03/04/2013 | Yazar: Hande Çayır

‘Otuzuncu yaş gününün eşiğinde olan Fanny dört yıldır yalnızdır ve bir daha asla mutlu bir ilişkisi olmayacağını düşünmektedir. Ölümle takıntılı bir ilişki kuran Fanny bir gün yaşadığı binanın asansöründe bir iskeletle karşılaşır. İskelet Fanny’i ‘o insan’ ile tanışmak üzere olduğuna ikna eder.’

“Otuzuncu yaş gününün eşiğinde olan Fanny dört yıldır yalnızdır ve bir daha asla mutlu bir ilişkisi olmayacağını düşünmektedir. Ölümle takıntılı bir ilişki kuran Fanny bir gün yaşadığı binanın asansöründe bir iskeletle karşılaşır. İskelet Fanny’i ‘o insan’ ile tanışmak üzere olduğuna ikna eder.”
 
Kimse Beni Sevmiyor/Keiner Liebt Mich (1994) Doris Dörrie’nin filmi…
Minik bir bölümü hediye: http://www.youtube.com/watch?v=OL_FDWDBhQE
 
Filmden kalanlarsa:
 
—Kadın arar. İstediklerinin peşinden gider. Bulamaz. Bulur. Yanılır. İskelet yanındadır.
—Kadın üzülür. İskelet, üzenlerin fotoğraflarını keser ve çorbanın içine atar. Kadına içirir.
—Son sahnede, iskeletini kaybeder. Kemik çatısını… Dik durmasını sağlayan dostunu… Başka insanlar vardır etrafında. Daha önce dans ettikleri müziği duyarız. Üzülmez. Bilir ki dostu, bedeni ile olamasa da yanındadır, derinlerde…
—Kadın sevişirken bir adama, faturalardan bahseder. Ayaklarının koktuğunu düşündüğü için de bazen devam edemediğinden…
—İskelet asansörde kaldıklarında zıplar, sağa sola, tavana vurur. Asansör çalışır. Humba-mumba (o ne demekse bilmiyorum, böyle anımsadım şimdi) dansı gibidir. (Şunu buldum: http://www.youtube.com/watch?v=0X16wIvfRuw) Daha sonra, kadın yalnızken yapar aynı dansı…
—“Otuzundan yaşlı bir kadının atom bombasıyla vurulma ihtimali, bir erkek bulmasından daha yüksektir” diye başlıyor film.

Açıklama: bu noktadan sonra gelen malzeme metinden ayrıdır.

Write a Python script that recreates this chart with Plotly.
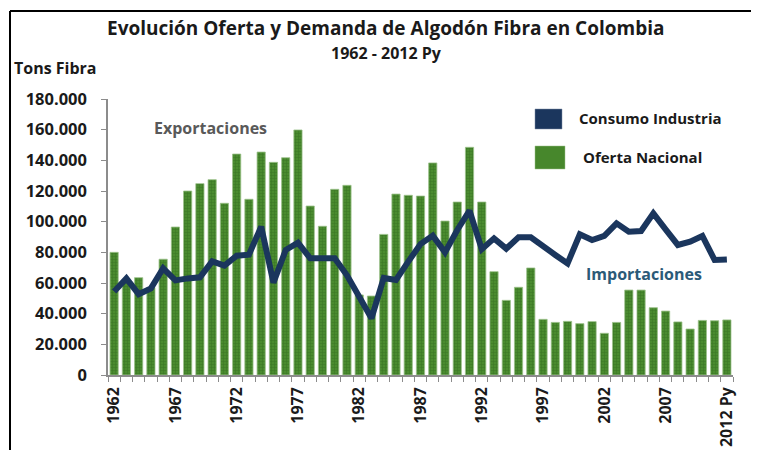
import plotly.graph_objects as go

years = list(range(1962, 2013))
tick_years = [1962, 1967, 1972, 1977, 1982, 1987, 1992, 1997, 2002, 2007, 2012]
tick_labels = ["1962", "1967", "1972", "1977", "1982", "1987", "1992", "1997", "2002", "2007", "2012 Py"]

oferta_nacional = [
    80000, 62000, 63500, 57000, 75500, 96500, 120000, 124800, 127400, 112000,
    144100, 114600, 145400, 138700, 141700, 159800, 110200, 97000, 121100, 123700,
    52200, 51500, 91700, 118000, 117200, 116700, 138300, 100400, 112800, 148500,
    112800, 67400, 48700, 57200, 69800, 36300, 34300, 35000, 33500, 34800,
    27200, 34300, 55400, 55400, 43900, 41700, 34600, 30000, 35600, 35400,
    35900,
]

consumo_industria = [
    54500, 63000, 52700, 56500, 69600, 61700, 63000, 63700, 74100, 71300,
    77800, 78500, 96700, 60200, 81500, 86300, 76100, 76100, 76200, 65000,
    51000, 37000, 63300, 62000, 73900, 85400, 90900, 80000, 94600, 107200,
    82000, 89100, 82400, 89800, 89800, 83700, 78300, 72800, 91700, 88000,
    90700, 98900, 93500, 93900, 105400, 95000, 84800, 87000, 90700, 75000,
    75400,
]

green = "#47872c"
navy = "#1b365d"

fig = go.Figure()
fig.add_trace(go.Bar(
    x=years, y=oferta_nacional, name="Oferta Nacional",
    marker=dict(
        color=green,
        line=dict(color="#9cc28a", width=0.8),
        pattern=dict(shape="+", fgcolor="#275e18", bgcolor="#4a8b2f", size=3, solidity=0.3),
    ),
    showlegend=False,
))
fig.add_trace(go.Scatter(
    x=years, y=consumo_industria, name="Consumo Industria",
    mode="lines", line=dict(color=navy, width=6),
    showlegend=False,
))

# The page body has an 8px margin, so the figure is 751x442 and starts at (8, 8).
OFF = 8
W, H = 759 - OFF, 450 - OFF
# plot area in page pixels: x 108..733, y 99..375
L, R, T, B = 108 - OFF, 26, 99 - OFF, 75
pw, ph = W - L - R, H - T - B

def px(x):
    return (x - OFF - L) / pw

def py(y):
    return (H - B - (y - OFF)) / ph

font = "'Open Sans', sans-serif"
dark = "#1a1a1a"

shapes = [
    # frame lines (top and left)
    dict(type="line", xref="paper", yref="paper", x0=px(10), x1=px(759), y0=py(11), y1=py(11),
         line=dict(color="black", width=2)),
    dict(type="line", xref="paper", yref="paper", x0=px(10), x1=px(10), y0=py(11), y1=py(450),
         line=dict(color="black", width=2)),
    # legend keys
    dict(type="rect", xref="paper", yref="paper", x0=px(535), x1=px(562), y0=py(109), y1=py(129),
         fillcolor=navy, line=dict(color="#7f8fa6", width=0.5)),
    dict(type="rect", xref="paper", yref="paper", x0=px(535), x1=px(565), y0=py(146), y1=py(169),
         fillcolor=green, line=dict(color="#9cc28a", width=0.5)),
]

annotations = [
    dict(text="Evolución Oferta y Demanda de Algodón Fibra en Colombia", x=px(385), y=py(28),
         xref="paper", yref="paper", showarrow=False, xanchor="center", yanchor="middle",
         font=dict(family=font, size=19, color=dark, weight="bold")),
    dict(text="1962 - 2012 Py", x=px(386), y=py(53),
         xref="paper", yref="paper", showarrow=False, xanchor="center", yanchor="middle",
         font=dict(family=font, size=16, color=dark, weight="bold")),
    dict(text="Tons Fibra", x=px(12), y=py(68),
         xref="paper", yref="paper", showarrow=False, xanchor="left", yanchor="middle",
         font=dict(family=font, size=16, color=dark, weight="bold")),
    dict(text="Consumo Industria", x=px(577), y=py(118),
         xref="paper", yref="paper", showarrow=False, xanchor="left", yanchor="middle",
         font=dict(family=font, size=15, color=dark, weight="bold")),
    dict(text="Oferta Nacional", x=px(581), y=py(157),
         xref="paper", yref="paper", showarrow=False, xanchor="left", yanchor="middle",
         font=dict(family=font, size=15, color=dark, weight="bold")),
    dict(text="Exportaciones", x=px(210), y=py(128),
         xref="paper", yref="paper", showarrow=False, xanchor="center", yanchor="middle",
         font=dict(family=font, size=16, color="#595959", weight="bold")),
    dict(text="Importaciones", x=px(644), y=py(274),
         xref="paper", yref="paper", showarrow=False, xanchor="center", yanchor="middle",
         font=dict(family=font, size=16, color="#2b5a78", weight="bold")),
]

fig.update_layout(
    width=W, height=H,
    margin=dict(l=L, r=R, t=T, b=B, pad=0),
    paper_bgcolor="white", plot_bgcolor="white",
    separators=",.",
    bargap=0.33,
    shapes=shapes,
    annotations=annotations,
    xaxis=dict(
        range=[1961.5, 2012.5], automargin=False,
        tickmode="array", tickvals=tick_years, ticktext=tick_labels,
        tickangle=-90, ticks="", ticklen=0,
        tickfont=dict(family=font, size=16, color=dark, weight="bold"),
        showgrid=False, zeroline=False,
        showline=True, linecolor="#8c8c8c", linewidth=1.5,
        minor=dict(tickmode="array", tickvals=[y + 0.5 for y in range(1961, 2013)],
                   ticks="outside", ticklen=5, tickcolor="#8c8c8c", tickwidth=1, showgrid=False),
        ticklabelstandoff=4,
    ),
    yaxis=dict(
        range=[0, 180000], tickmode="linear", tick0=0, dtick=20000, automargin=False,
        tickformat=",d",
        ticks="outside", ticklen=5, tickcolor="#8c8c8c",
        tickfont=dict(family=font, size=16.5, color=dark, weight="bold"),
        showgrid=False, zeroline=False,
        showline=True, linecolor="#8c8c8c", linewidth=1.5,
        ticklabelstandoff=11,
    ),
)

fig.write_html("out.html")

Geçen gün, yine bu sıkıştırmalarla boğuştum. Öyle bir şey yok! Otuzundan sonra bulunamayacaklar yok! “Şu vakitte ancak çocuğun olur, bu vakitte ancak işlevini şöyle yerine getirebilirsin” öğütleri bir kenara... “Zaman geçtikçe rafta, küflü durursun, çürürsün” yok!
 
Geleneksel tarihsel çizgi ve dayattıkları… Aileyle başlayan… Sonra okul, askerlik, evlilik, ilk çocuk, ikinci çocuk, emeklilik, torunlar kronolojisi için de hissiyatım şu: http://www.youtube.com/watch?v=0nfPDR3gGQc
 
 
Parantez içi ünlemim de üstteki videoya gelsin. Klavyede Armağan… Başrol Yonca’nın…
 
Sigaramı da ağaçlara atıp sonra pardon dedim.